Graciously, she'd let me do this or that odd job to 'help' but I suspect it was mainly to keep me out of her way while she made The Cornbread. I can't prove this, though. The kitchen was her domain and making hearty meals was her love offering to the large extended family I'd recently joined, now some 29 years ago. She'd allow my company, with one rule: I could help with anything but the cornbread.
I think I talked about it too much, pestering casually asking her for her recipe over and over again after the first time I tasted her version. My husband, his brother, and a couple of other males in the family had this practice of cutting around and eating the crunchy outer edge of the round cake, slathered with thick butter. They'd descend like Exodus-style locusts and in one quick motion leave again with nothing left but the middle for those too shy to line up first or too naïve to understand where the best pieces came from.
I was both. I never got the outer edge, but the middle was heaven on a plate. "Hey, Lorna (Grannie to everyone else), I can help you with the cornbread!" was pretty much how I greeted her on the occasions we could visit. "No thank you."
Oh, sure, she did tell me the ingredients. And I know enough about baking that I can guess in what order they are mixed in. I still chuckle now, thinking back on it, how she always managed to have her back turned to me when she was making the batter. To this day, I still believe she added something extra, some special ingredient no one knows about, when she knew I couldn't see. My husband says it's love, but I'm not buying that. There was something else, too, I just know it! But it wasn't mine to know. And the sooner I accepted that, the better I'd be.

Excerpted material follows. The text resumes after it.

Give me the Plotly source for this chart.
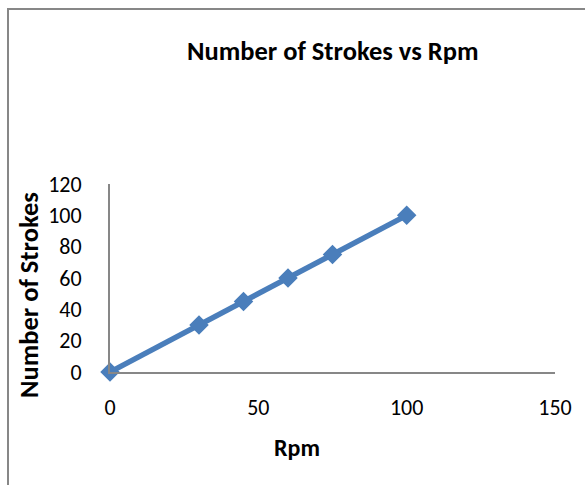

You prepare a table for me before my enemies.
I wonder if that's also how it is with God, as He prepares a table for us in the presence of our enemies. Does He hold something back, out of our eyesight, because we don't really need to know everything He has planned? When God prepares, He does not share the full recipe with us, does He? He prepares our future His way, in His timing. He's under no obligation to tell us what goes into His preparations, either. And yet, the prophet Amos tells us: Surely the Sovereign LORD does nothing without revealing his plan to his servants the prophets. (Amos 3:7) So what really is going on here?
You prepare a table for me before my enemies.
The Hebrew verb for prepare is ‘arak. It describes arranging, ordering and preparing. Biblical scholar Skip Moen, PhD. says:
"When we seek God and His ways, He engineers our lives so that they display the order He wishes, even in the presence of those who stand against us. Wisdom calls us to forsake folly and live.’ God invites us to the same table. Let Him do the organizing, and the meal you will be served will bring you life."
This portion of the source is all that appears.